Police don’t how the arsenic got to the church or what container it was in. They also did not know where people who wanted arsenic could obtain it.

Appleton said his people were waiting for laboratory results on the arsenic, its strength and other characteristics, and for results of tests from the state crime lab.

He said the 30-cup percolator used to make coffee for the church social had been used about two weeks before for another gathering. While there were several coffee pots at the church, only one was used, along with one urn.

Police have interviewed all but two of the people who have been hospitalized. They have made initial contact with even those two, who are in critical condition at EMMC.

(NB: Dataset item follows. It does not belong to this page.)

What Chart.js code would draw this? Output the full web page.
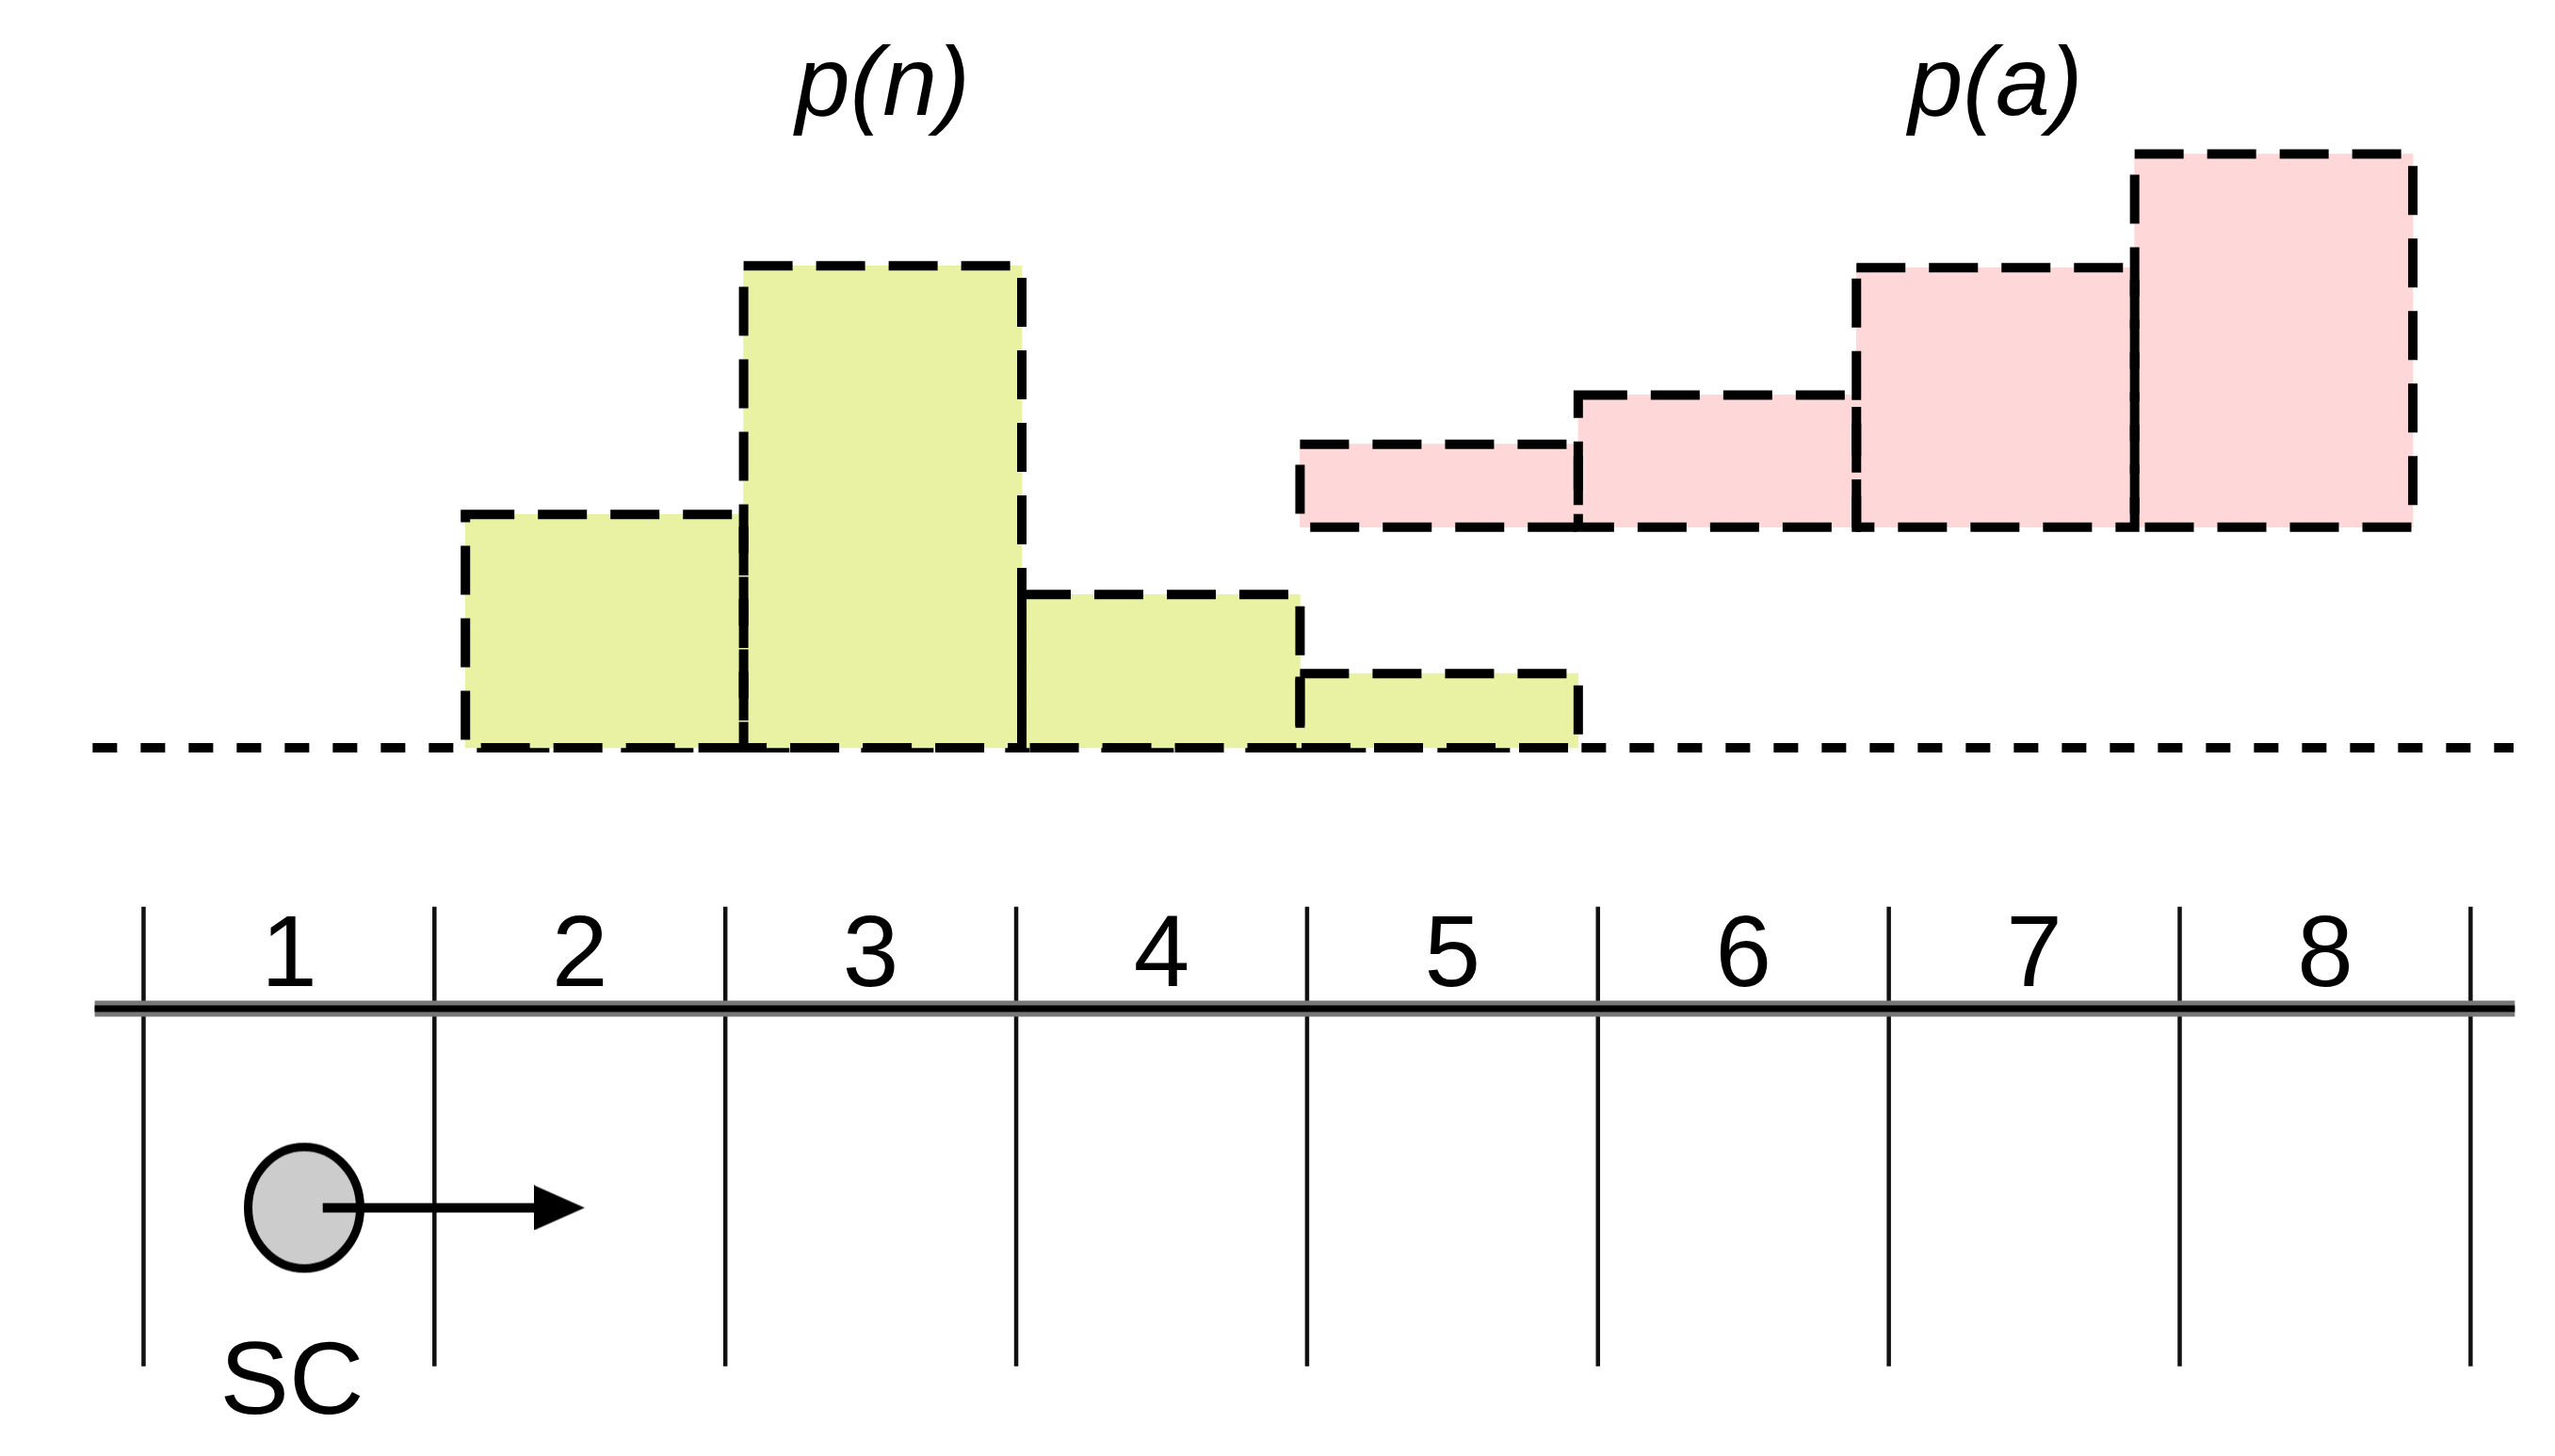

Appleton characterized the case as “intriguing,” but not “surprising.” In the first couple of days, he said, “it was similar to other murder cases.”

He didn’t remember any other murder cases in his career involving poison. He investigated one poisoning, he said, “but no one died.”

In 1984, a West Enfield woman was sentenced to six years in prison for manslaughter after she pleaded guilty to a charge of poisoning her husband with medicinal-like capsules filled with strychnine. Cheryl Murchison, then 21, was sentenced for killing her husband, Joseph Murchison, 28, in September 1983 at their West Enfield home.

Standing on an 8-inch-high camera case so that he could be filmed over the tower of microphones, Appleton told 20 to 25 reporters that his team of investigators will remain in the area and in Bangor to interview victims, families and friends, and community people. Appleton said he would not discuss whether police have suspects, and he would not discuss specific evidence.

The poisoning has caught the attention of the country and other parts of the world. Reporters in Caribou on Friday came from throughout the state and also represented ABC News, CNN, and the Boston Globe. Several of them carried maps to find their way around northern Maine.

Next to the Lutheran church in New Sweden were two mobile dish transmitters used by radio and television.

Investigators have set up a “war room” at the Aroostook County Courthouse at Caribou while the investigation continues.

Along with the murder of Walter Reid Morrill, Appleton suspected that someone who is arrested could be charged with at least assault, aggravated assault, or attempted murder, one count for each person hospitalized. Other charges could also come into the situation.

Appleton said press conferences will be held every day on the day until further notice.